- Information shown:
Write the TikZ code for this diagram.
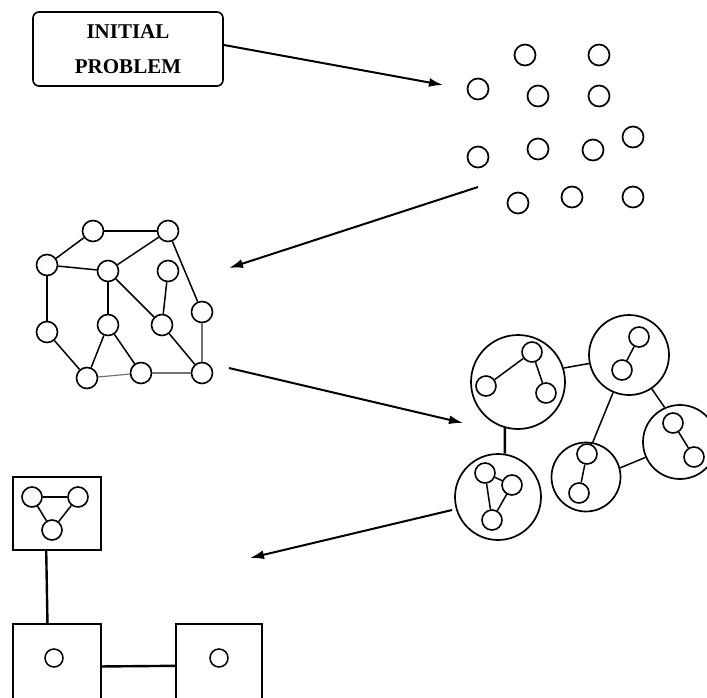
\documentclass[tikz,border=0pt]{standalone}
\usepackage{fontspec}
\setmainfont{Liberation Serif}
\usetikzlibrary{arrows.meta}
\begin{document}
\begin{tikzpicture}[x=1pt,y=-1pt,
  dot/.style={circle,draw,line width=1.7pt,minimum size=21pt,inner sep=0pt},
  vtx/.style={circle,draw,line width=1.6pt,minimum size=21pt,inner sep=0pt},
  sub/.style={circle,draw,line width=1.6pt,minimum size=20pt,inner sep=0pt},
  cluster/.style={circle,draw,line width=1.7pt,inner sep=0pt},
  block/.style={rectangle,draw,line width=2.2pt,inner sep=0pt},
  edge/.style={line width=1.5pt},
  heavy/.style={line width=2.4pt},
  light/.style={line width=1.2pt,black!55},
  flow/.style={line width=2pt,-{Latex[length=14pt,width=9pt]}}]
\useasboundingbox (0,0) rectangle (707,697);
\clip (0,0) rectangle (707,697);

% problem statement
\node[draw,line width=1.6pt,rounded corners=6pt,minimum width=190pt,minimum height=74pt,
      align=center,font=\fontsize{21}{35}\selectfont\bfseries] (init) at (128,49) {INITIAL\\PROBLEM};

% unconnected elements
\foreach \n/\x/\y in {p1/525/55,p2/599/55,p3/478/89,p4/538/96,p5/599/96,p6/633/137,
                      p7/478/157,p8/538/149,p9/593/150,p10/518/203,p11/572/197,p12/633/197}
  \node[dot] (\n) at (\x,\y) {};

% graph of elements
\node[vtx] (ga) at (93,231) {};
\node[vtx] (gb) at (168,231) {};
\node[vtx] (gc) at (47,265) {};
\node[vtx] (gd) at (108,271) {};
\node[vtx] (ge) at (168,271) {};
\node[vtx] (gf) at (202,312) {};
\node[vtx] (gg) at (47,332) {};
\node[vtx] (gh) at (108,325) {};
\node[vtx] (gi) at (162,325) {};
\node[vtx] (gj) at (87,378) {};
\node[vtx] (gk) at (141,373) {};
\node[vtx] (gl) at (202,373) {};
\draw[heavy] (ga) -- (gb);
\draw[heavy] (gc) -- (gg);
\draw[heavy] (gd) -- (gh);
\draw[edge] (ga) -- (gc);
\draw[edge] (gb) -- (gd);
\draw[edge] (gb) -- (gf);
\draw[edge] (gc) -- (gd);
\draw[edge] (gd) -- (gi);
\draw[edge] (ge) -- (gi);
\draw[edge] (gg) -- (gj);
\draw[edge] (gh) -- (gj);
\draw[edge] (gh) -- (gk);
\draw[edge] (gi) -- (gl);
\draw[light] (gf) -- (gl);
\draw[light] (gj) -- (gk);
\draw[light] (gk) -- (gl);

% clustered graph
\node[cluster,minimum size=94pt] (C1) at (518,382) {};
\node[cluster,minimum size=80pt] (C2) at (629,355) {};
\node[cluster,minimum size=74pt] (C3) at (680,442) {};
\node[cluster,minimum size=69pt] (C4) at (586,477) {};
\node[cluster,minimum size=86pt] (C5) at (498,497) {};
\node[sub] (c1a) at (532,352) {};
\node[sub] (c1b) at (486,386) {};
\node[sub] (c1c) at (546,393) {};
\node[sub] (c2a) at (639,337) {};
\node[sub] (c2b) at (622,370) {};
\node[sub] (c3a) at (673,423) {};
\node[sub] (c3b) at (694,457) {};
\node[sub] (c4a) at (587,454) {};
\node[sub] (c4b) at (579,493) {};
\node[sub] (c5a) at (485,473) {};
\node[sub] (c5b) at (512,485) {};
\node[sub] (c5c) at (492,520) {};
\draw[edge] (c1a) -- (c1b);
\draw[edge] (c1a) -- (c1c);
\draw[edge] (c2a) -- (c2b);
\draw[edge] (c3a) -- (c3b);
\draw[edge] (c4a) -- (c4b);
\draw[edge] (c5a) -- (c5b);
\draw[edge] (c5a) -- (c5c);
\draw[edge] (c5b) -- (c5c);
\draw[heavy] (C1.254) -- (C5.81);
\draw[edge] (C1.17) -- (C2.192);
\draw[edge] (C2.-56) -- (C3.114);
\draw[edge] (C2.247) -- (C4.79);
\draw[edge] (C4.15) -- (C3.204);

% final structure
\node[block,minimum width=88pt,minimum height=73pt] (T) at (57,513.5) {};
\node[block,minimum width=88pt,minimum height=96pt] (B1) at (57,672) {};
\node[block,minimum width=86pt,minimum height=96pt] (B2) at (219,672) {};
\node[sub] (t1) at (32,497) {};
\node[sub] (t2) at (78,497) {};
\node[sub] (t3) at (52,530) {};
\node[circle,draw,line width=1.5pt,minimum size=18pt,inner sep=0pt] (b1) at (54,658) {};
\node[circle,draw,line width=1.5pt,minimum size=18pt,inner sep=0pt] (b2) at (219,658) {};
\draw[heavy] (t1) -- (t2);
\draw[edge] (t1) -- (t3);
\draw[edge] (t2) -- (t3);
\draw[heavy] (T.254.7) -- (B1.101.8);
\draw[heavy] (B1.7.8) -- (B2.172);

% transitions between stages
\coordinate (a1s) at (224,45);
\coordinate (a1e) at (443,85);
\coordinate (a2s) at (478,187);
\coordinate (a2e) at (229,268);
\coordinate (a3s) at (229,368);
\coordinate (a3e) at (463,423);
\coordinate (a4s) at (452,510);
\coordinate (a4e) at (250,558);
\draw[flow] (a1s) -- (a1e);
\draw[flow] (a2s) -- (a2e);
\draw[flow] (a3s) -- (a3e);
\draw[flow] (a4s) -- (a4e);
\end{tikzpicture}
\end{document}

- Task details: Leave out the pictures and transcribe everything else exactly.

- Answer to this problem:
Write the TikZ code for this diagram.
\documentclass[tikz,border=0pt]{standalone}
\usepackage{fontspec}
\setmainfont{Liberation Serif}
\usetikzlibrary{arrows.meta}
\begin{document}
\begin{tikzpicture}[x=1pt,y=-1pt,
  dot/.style={circle,draw,line width=1.7pt,minimum size=21pt,inner sep=0pt},
  vtx/.style={circle,draw,line width=1.6pt,minimum size=21pt,inner sep=0pt},
  sub/.style={circle,draw,line width=1.6pt,minimum size=20pt,inner sep=0pt},
  cluster/.style={circle,draw,line width=1.7pt,inner sep=0pt},
  block/.style={rectangle,draw,line width=2.2pt,inner sep=0pt},
  edge/.style={line width=1.5pt},
  heavy/.style={line width=2.4pt},
  light/.style={line width=1.2pt,black!55},
  flow/.style={line width=2pt,-{Latex[length=14pt,width=9pt]}}]
\useasboundingbox (0,0) rectangle (707,697);
\clip (0,0) rectangle (707,697);

% problem statement
\node[draw,line width=1.6pt,rounded corners=6pt,minimum width=190pt,minimum height=74pt,
      align=center,font=\fontsize{21}{35}\selectfont\bfseries] (init) at (128,49) {INITIAL\\PROBLEM};

% unconnected elements
\foreach \n/\x/\y in {p1/525/55,p2/599/55,p3/478/89,p4/538/96,p5/599/96,p6/633/137,
                      p7/478/157,p8/538/149,p9/593/150,p10/518/203,p11/572/197,p12/633/197}
  \node[dot] (\n) at (\x,\y) {};

% graph of elements
\node[vtx] (ga) at (93,231) {};
\node[vtx] (gb) at (168,231) {};
\node[vtx] (gc) at (47,265) {};
\node[vtx] (gd) at (108,271) {};
\node[vtx] (ge) at (168,271) {};
\node[vtx] (gf) at (202,312) {};
\node[vtx] (gg) at (47,332) {};
\node[vtx] (gh) at (108,325) {};
\node[vtx] (gi) at (162,325) {};
\node[vtx] (gj) at (87,378) {};
\node[vtx] (gk) at (141,373) {};
\node[vtx] (gl) at (202,373) {};
\draw[heavy] (ga) -- (gb);
\draw[heavy] (gc) -- (gg);
\draw[heavy] (gd) -- (gh);
\draw[edge] (ga) -- (gc);
\draw[edge] (gb) -- (gd);
\draw[edge] (gb) -- (gf);
\draw[edge] (gc) -- (gd);
\draw[edge] (gd) -- (gi);
\draw[edge] (ge) -- (gi);
\draw[edge] (gg) -- (gj);
\draw[edge] (gh) -- (gj);
\draw[edge] (gh) -- (gk);
\draw[edge] (gi) -- (gl);
\draw[light] (gf) -- (gl);
\draw[light] (gj) -- (gk);
\draw[light] (gk) -- (gl);

% clustered graph
\node[cluster,minimum size=94pt] (C1) at (518,382) {};
\node[cluster,minimum size=80pt] (C2) at (629,355) {};
\node[cluster,minimum size=74pt] (C3) at (680,442) {};
\node[cluster,minimum size=69pt] (C4) at (586,477) {};
\node[cluster,minimum size=86pt] (C5) at (498,497) {};
\node[sub] (c1a) at (532,352) {};
\node[sub] (c1b) at (486,386) {};
\node[sub] (c1c) at (546,393) {};
\node[sub] (c2a) at (639,337) {};
\node[sub] (c2b) at (622,370) {};
\node[sub] (c3a) at (673,423) {};
\node[sub] (c3b) at (694,457) {};
\node[sub] (c4a) at (587,454) {};
\node[sub] (c4b) at (579,493) {};
\node[sub] (c5a) at (485,473) {};
\node[sub] (c5b) at (512,485) {};
\node[sub] (c5c) at (492,520) {};
\draw[edge] (c1a) -- (c1b);
\draw[edge] (c1a) -- (c1c);
\draw[edge] (c2a) -- (c2b);
\draw[edge] (c3a) -- (c3b);
\draw[edge] (c4a) -- (c4b);
\draw[edge] (c5a) -- (c5b);
\draw[edge] (c5a) -- (c5c);
\draw[edge] (c5b) -- (c5c);
\draw[heavy] (C1.254) -- (C5.81);
\draw[edge] (C1.17) -- (C2.192);
\draw[edge] (C2.-56) -- (C3.114);
\draw[edge] (C2.247) -- (C4.79);
\draw[edge] (C4.15) -- (C3.204);

% final structure
\node[block,minimum width=88pt,minimum height=73pt] (T) at (57,513.5) {};
\node[block,minimum width=88pt,minimum height=96pt] (B1) at (57,672) {};
\node[block,minimum width=86pt,minimum height=96pt] (B2) at (219,672) {};
\node[sub] (t1) at (32,497) {};
\node[sub] (t2) at (78,497) {};
\node[sub] (t3) at (52,530) {};
\node[circle,draw,line width=1.5pt,minimum size=18pt,inner sep=0pt] (b1) at (54,658) {};
\node[circle,draw,line width=1.5pt,minimum size=18pt,inner sep=0pt] (b2) at (219,658) {};
\draw[heavy] (t1) -- (t2);
\draw[edge] (t1) -- (t3);
\draw[edge] (t2) -- (t3);
\draw[heavy] (T.254.7) -- (B1.101.8);
\draw[heavy] (B1.7.8) -- (B2.172);

% transitions between stages
\coordinate (a1s) at (224,45);
\coordinate (a1e) at (443,85);
\coordinate (a2s) at (478,187);
\coordinate (a2e) at (229,268);
\coordinate (a3s) at (229,368);
\coordinate (a3e) at (463,423);
\coordinate (a4s) at (452,510);
\coordinate (a4e) at (250,558);
\draw[flow] (a1s) -- (a1e);
\draw[flow] (a2s) -- (a2e);
\draw[flow] (a3s) -- (a3e);
\draw[flow] (a4s) -- (a4e);
\end{tikzpicture}
\end{document}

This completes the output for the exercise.